= Slađana Nikolić =

Serbian politician

Slađana Nikolić (Слађана Николић; born 1964) is a politician in Serbia. She was the mayor of Babušnica from 2017 to 2020 and has served in the National Assembly of Serbia since 2020. Nikolić is a member of the Serbian Progressive Party.

==Private life==
Nikolić was born in Babušnica, in what was then the Socialist Republic of Serbia in the Socialist Federal Republic of Yugoslavia.
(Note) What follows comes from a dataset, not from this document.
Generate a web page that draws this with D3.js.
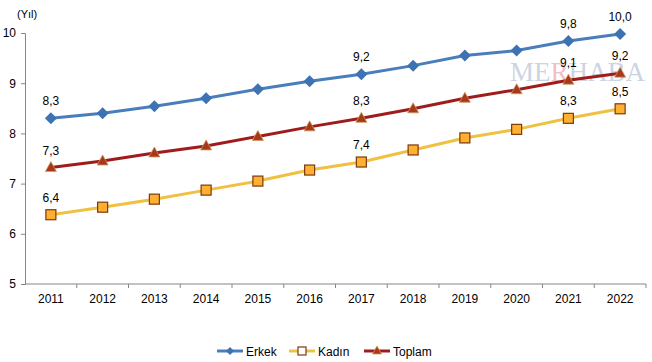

She is a senior nurse in private life.

==Politician==
===Municipal politics===
Nikolić served on the Babušnica municipal assembly prior to becoming mayor and was a member of the municipal commission for gender equality in 2015. She appeared at the head of a coalition electoral list of the Social Democratic Party of Serbia and a local movement led by Dr. Mile Nikolić in the 2016 Serbian local elections and was re-elected when the list won two mandates. Nikolić subsequently joined the Progressive Party, which emerged from the election with the largest number of seats. She became mayor of Babušnica on 11 December 2017, following the resignation of the Dragan Vidanović, and held the position until 2020.

===Parliamentarian===
Nikolić received the 149th position on the Progressive Party's Aleksandar Vučić — For Our Children list in the 2020 Serbian parliamentary election and was elected when the list won a landslide majority with 188 out of 250 mandates. She is now a member of the assembly's health and family committee; a deputy member of the committee on Kosovo-Metohija and the committee on labour, social issues, social inclusion, and poverty reduction; and a member of Serbia's parliamentary friendship groups with the Bahamas, Botswana, Cameroon, the Central African Republic, Comoros, the Dominican Republic, Ecuador, Equatorial Guinea, Eritrea, Greece, Grenada, Guinea-Bissau, Italy, Jamaica, Kyrgyzstan, Laos, Liberia, Madagascar, Mali, Mauritius, Mozambique, Nauru, Nicaragua, Nigeria, Palau, Papua New Guinea, Paraguay, the Republic of Congo, Russia, Saint Vincent and the Grenadines, Sao Tome and Principe, the Solomon Islands, South Sudan, Sri Lanka, Sudan, Suriname, Togo, Trinidad and Tobago, Uruguay, and Uzbekistan.